*Work to complete*
Reproduce the records below in full and exactly, without their images.
--- Begin Material supplied ---
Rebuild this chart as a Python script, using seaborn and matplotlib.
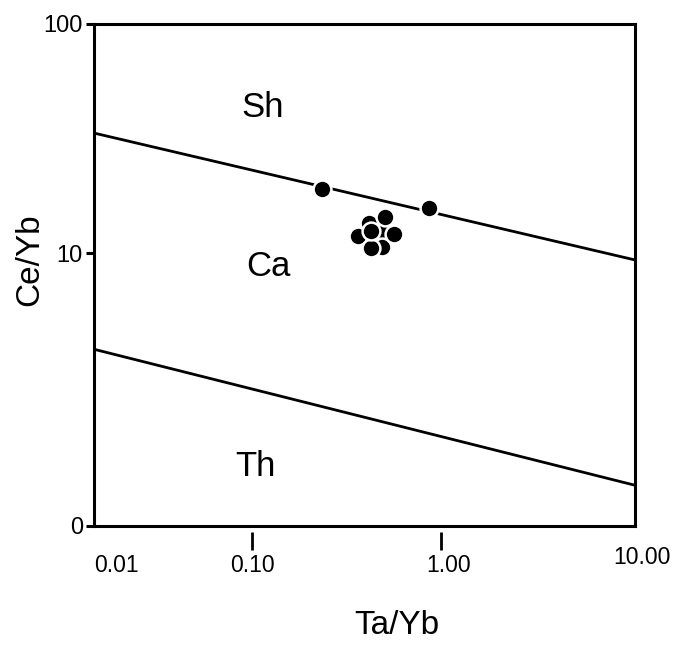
import numpy as np
import pandas as pd
import matplotlib
matplotlib.use("Agg")
import matplotlib.pyplot as plt
from matplotlib.path import Path
from matplotlib.transforms import ScaledTranslation
import seaborn as sns

# ---------------- data ----------------
# boundary lines (x, y) at the plot edges
upper_x = [0.01, 10.0]
upper_y = [33.4, 9.43]
lower_x = [0.01, 10.0]
lower_y = [4.44, 1.41]

# sample points (Ta/Yb, Ce/Yb)
ta_yb = [0.414, 0.490, 0.490, 0.235, 0.867, 0.504, 0.363, 0.565, 0.425, 0.428]
ce_yb = [13.5, 12.4, 10.6, 19.0, 15.8, 14.4, 11.9, 12.1, 10.5, 12.5]

region_names = ["Sh", "Ca", "Th"]
region_x = [0.113, 0.122, 0.104]
region_y = [43.0, 8.9, 1.65]

x_ticks = [0.01, 0.1, 1.0, 10.0]
x_tick_labels = ["0.01", "0.10", "1.00", "10.00"]
y_ticks = [1, 10, 100]
y_tick_labels = ["0", "10", "100"]

# ---------------- scale (decade spacing as in the original drawing) ----------------
X_LOG = [-2.0, -1.0, 0.0, 1.0]
X_FRAC = [0.0, 158 / 540, 346 / 540, 1.0]
Y_LOG = [0.0, 1.0, 2.0]
Y_FRAC = [0.0, 273 / 502, 1.0]


def piecewise(t, xp, fp):
    t = np.asarray(t, float)
    xp = np.asarray(xp, float)
    fp = np.asarray(fp, float)
    out = np.interp(t, xp, fp)
    lo_slope = (fp[1] - fp[0]) / (xp[1] - xp[0])
    hi_slope = (fp[-1] - fp[-2]) / (xp[-1] - xp[-2])
    out = np.where(t < xp[0], fp[0] + (t - xp[0]) * lo_slope, out)
    out = np.where(t > xp[-1], fp[-1] + (t - xp[-1]) * hi_slope, out)
    return out


def make_funcs(logs, fracs):
    def fwd(v):
        v = np.asarray(v, float)
        with np.errstate(divide="ignore", invalid="ignore"):
            lv = np.log10(np.where(v > 0, v, 1e-300))
        return piecewise(lv, logs, fracs)

    def inv(u):
        return 10.0 ** piecewise(u, fracs, logs)

    return fwd, inv


sns.set_theme(style="white")
plt.rcParams["font.family"] = ["Liberation Sans", "DejaVu Sans"]
plt.rcParams["text.color"] = "black"
plt.rcParams["axes.labelcolor"] = "black"
plt.rcParams["xtick.color"] = "black"
plt.rcParams["ytick.color"] = "black"

fig = plt.figure(figsize=(6.77, 6.46), dpi=100)
ax = fig.add_axes([94 / 677, 120 / 646, 541 / 677, 502 / 646])

ax.set_xscale("function", functions=make_funcs(X_LOG, X_FRAC))
ax.set_yscale("function", functions=make_funcs(Y_LOG, Y_FRAC))

# boundary lines
lines_df = pd.DataFrame({
    "x": upper_x + lower_x,
    "y": upper_y + lower_y,
    "line": ["upper"] * len(upper_x) + ["lower"] * len(lower_x),
})
sns.lineplot(data=lines_df, x="x", y="y", units="line", estimator=None, sort=False,
             color="black", linewidth=2.0, ax=ax, zorder=2)

# points
pts = pd.DataFrame({"Ta/Yb": ta_yb, "Ce/Yb": ce_yb})
sns.scatterplot(data=pts, x="Ta/Yb", y="Ce/Yb", s=165, color="black",
                edgecolor="white", linewidth=1.8, ax=ax, zorder=3, legend=False)

for name, rx, ry in zip(region_names, region_x, region_y):
    ax.text(rx, ry, name, fontsize=25, ha="center", va="center", color="black")

ax.set_xlim(0.01, 10.0)
ax.set_ylim(1, 100)
ax.margins(0)

for sp in ax.spines.values():
    sp.set_visible(True)
    sp.set_color("black")
    sp.set_linewidth(2.2)

ax.set_xticks(x_ticks)
ax.set_xticklabels(x_tick_labels)
ax.set_yticks(y_ticks)
ax.set_yticklabels(y_tick_labels)
ax.xaxis.set_minor_locator(matplotlib.ticker.NullLocator())
ax.yaxis.set_minor_locator(matplotlib.ticker.NullLocator())

ax.tick_params(axis="y", direction="out", length=6, width=2.2, pad=2,
               labelsize=17, color="black", labelcolor="black", left=True)
ax.tick_params(axis="x", direction="out", length=17.3, width=2.0, pad=2.5,
               labelsize=16.5, color="black", labelcolor="black", bottom=True)

# x tick marks detached from the axis line
gap_marker = Path([[0, -0.25], [0, -1.0]])
xt = ax.xaxis.get_major_ticks()
for i, t in enumerate(xt):
    t.tick1line.set_marker(gap_marker)
    t.tick1line.set_markersize(34.6)
    if i in (0, len(xt) - 1):
        t.tick1line.set_visible(False)

# tick label fine placement
labs = ax.get_xticklabels()
labs[0].set_horizontalalignment("left")
labs[2].set_transform(labs[2].get_transform() + ScaledTranslation(0.08, 0, fig.dpi_scale_trans))
labs[3].set_transform(labs[3].get_transform() + ScaledTranslation(0.07, 0.07, fig.dpi_scale_trans))

ax.set_xlabel("Ta/Yb", fontsize=24, color="black")
ax.set_ylabel("Ce/Yb", fontsize=24, color="black")
ax.xaxis.set_label_coords(0.56, -0.199)
ax.xaxis.label.set_va("center")
ax.yaxis.set_label_coords(-0.118, 0.53)
ax.yaxis.label.set_va("center")

ax.grid(False)
fig.savefig("out.png", dpi=100, facecolor="white")
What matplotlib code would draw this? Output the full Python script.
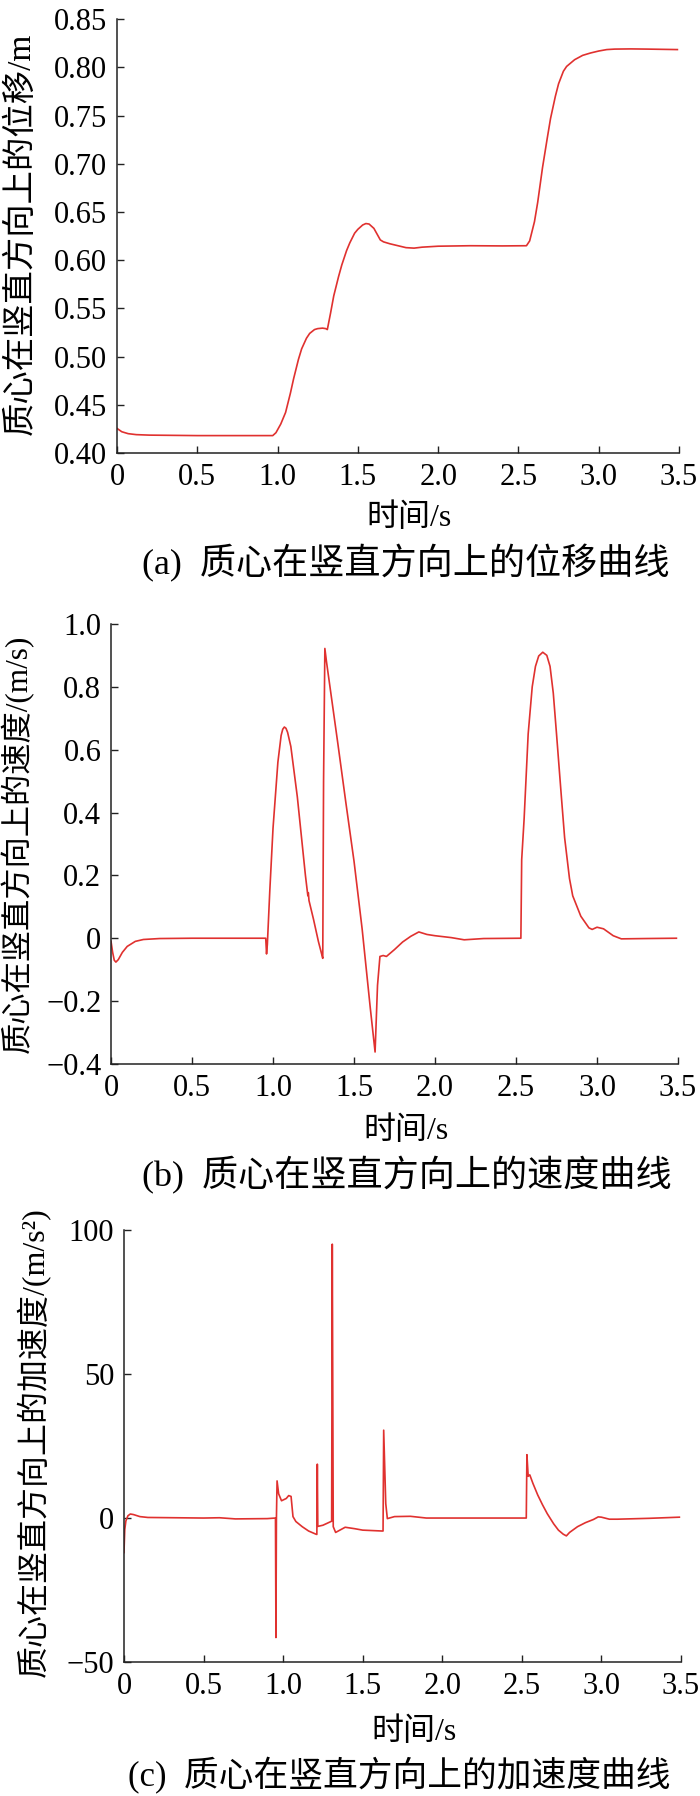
--- End Material supplied ---
*Result of the exercise*
Rebuild this chart as a Python script, using seaborn and matplotlib.
import numpy as np
import pandas as pd
import matplotlib
matplotlib.use("Agg")
import matplotlib.pyplot as plt
from matplotlib.path import Path
from matplotlib.transforms import ScaledTranslation
import seaborn as sns

# ---------------- data ----------------
# boundary lines (x, y) at the plot edges
upper_x = [0.01, 10.0]
upper_y = [33.4, 9.43]
lower_x = [0.01, 10.0]
lower_y = [4.44, 1.41]

# sample points (Ta/Yb, Ce/Yb)
ta_yb = [0.414, 0.490, 0.490, 0.235, 0.867, 0.504, 0.363, 0.565, 0.425, 0.428]
ce_yb = [13.5, 12.4, 10.6, 19.0, 15.8, 14.4, 11.9, 12.1, 10.5, 12.5]

region_names = ["Sh", "Ca", "Th"]
region_x = [0.113, 0.122, 0.104]
region_y = [43.0, 8.9, 1.65]

x_ticks = [0.01, 0.1, 1.0, 10.0]
x_tick_labels = ["0.01", "0.10", "1.00", "10.00"]
y_ticks = [1, 10, 100]
y_tick_labels = ["0", "10", "100"]

# ---------------- scale (decade spacing as in the original drawing) ----------------
X_LOG = [-2.0, -1.0, 0.0, 1.0]
X_FRAC = [0.0, 158 / 540, 346 / 540, 1.0]
Y_LOG = [0.0, 1.0, 2.0]
Y_FRAC = [0.0, 273 / 502, 1.0]


def piecewise(t, xp, fp):
    t = np.asarray(t, float)
    xp = np.asarray(xp, float)
    fp = np.asarray(fp, float)
    out = np.interp(t, xp, fp)
    lo_slope = (fp[1] - fp[0]) / (xp[1] - xp[0])
    hi_slope = (fp[-1] - fp[-2]) / (xp[-1] - xp[-2])
    out = np.where(t < xp[0], fp[0] + (t - xp[0]) * lo_slope, out)
    out = np.where(t > xp[-1], fp[-1] + (t - xp[-1]) * hi_slope, out)
    return out


def make_funcs(logs, fracs):
    def fwd(v):
        v = np.asarray(v, float)
        with np.errstate(divide="ignore", invalid="ignore"):
            lv = np.log10(np.where(v > 0, v, 1e-300))
        return piecewise(lv, logs, fracs)

    def inv(u):
        return 10.0 ** piecewise(u, fracs, logs)

    return fwd, inv


sns.set_theme(style="white")
plt.rcParams["font.family"] = ["Liberation Sans", "DejaVu Sans"]
plt.rcParams["text.color"] = "black"
plt.rcParams["axes.labelcolor"] = "black"
plt.rcParams["xtick.color"] = "black"
plt.rcParams["ytick.color"] = "black"

fig = plt.figure(figsize=(6.77, 6.46), dpi=100)
ax = fig.add_axes([94 / 677, 120 / 646, 541 / 677, 502 / 646])

ax.set_xscale("function", functions=make_funcs(X_LOG, X_FRAC))
ax.set_yscale("function", functions=make_funcs(Y_LOG, Y_FRAC))

# boundary lines
lines_df = pd.DataFrame({
    "x": upper_x + lower_x,
    "y": upper_y + lower_y,
    "line": ["upper"] * len(upper_x) + ["lower"] * len(lower_x),
})
sns.lineplot(data=lines_df, x="x", y="y", units="line", estimator=None, sort=False,
             color="black", linewidth=2.0, ax=ax, zorder=2)

# points
pts = pd.DataFrame({"Ta/Yb": ta_yb, "Ce/Yb": ce_yb})
sns.scatterplot(data=pts, x="Ta/Yb", y="Ce/Yb", s=165, color="black",
                edgecolor="white", linewidth=1.8, ax=ax, zorder=3, legend=False)

for name, rx, ry in zip(region_names, region_x, region_y):
    ax.text(rx, ry, name, fontsize=25, ha="center", va="center", color="black")

ax.set_xlim(0.01, 10.0)
ax.set_ylim(1, 100)
ax.margins(0)

for sp in ax.spines.values():
    sp.set_visible(True)
    sp.set_color("black")
    sp.set_linewidth(2.2)

ax.set_xticks(x_ticks)
ax.set_xticklabels(x_tick_labels)
ax.set_yticks(y_ticks)
ax.set_yticklabels(y_tick_labels)
ax.xaxis.set_minor_locator(matplotlib.ticker.NullLocator())
ax.yaxis.set_minor_locator(matplotlib.ticker.NullLocator())

ax.tick_params(axis="y", direction="out", length=6, width=2.2, pad=2,
               labelsize=17, color="black", labelcolor="black", left=True)
ax.tick_params(axis="x", direction="out", length=17.3, width=2.0, pad=2.5,
               labelsize=16.5, color="black", labelcolor="black", bottom=True)

# x tick marks detached from the axis line
gap_marker = Path([[0, -0.25], [0, -1.0]])
xt = ax.xaxis.get_major_ticks()
for i, t in enumerate(xt):
    t.tick1line.set_marker(gap_marker)
    t.tick1line.set_markersize(34.6)
    if i in (0, len(xt) - 1):
        t.tick1line.set_visible(False)

# tick label fine placement
labs = ax.get_xticklabels()
labs[0].set_horizontalalignment("left")
labs[2].set_transform(labs[2].get_transform() + ScaledTranslation(0.08, 0, fig.dpi_scale_trans))
labs[3].set_transform(labs[3].get_transform() + ScaledTranslation(0.07, 0.07, fig.dpi_scale_trans))

ax.set_xlabel("Ta/Yb", fontsize=24, color="black")
ax.set_ylabel("Ce/Yb", fontsize=24, color="black")
ax.xaxis.set_label_coords(0.56, -0.199)
ax.xaxis.label.set_va("center")
ax.yaxis.set_label_coords(-0.118, 0.53)
ax.yaxis.label.set_va("center")

ax.grid(False)
fig.savefig("out.png", dpi=100, facecolor="white")
What matplotlib code would draw this? Output the full Python script.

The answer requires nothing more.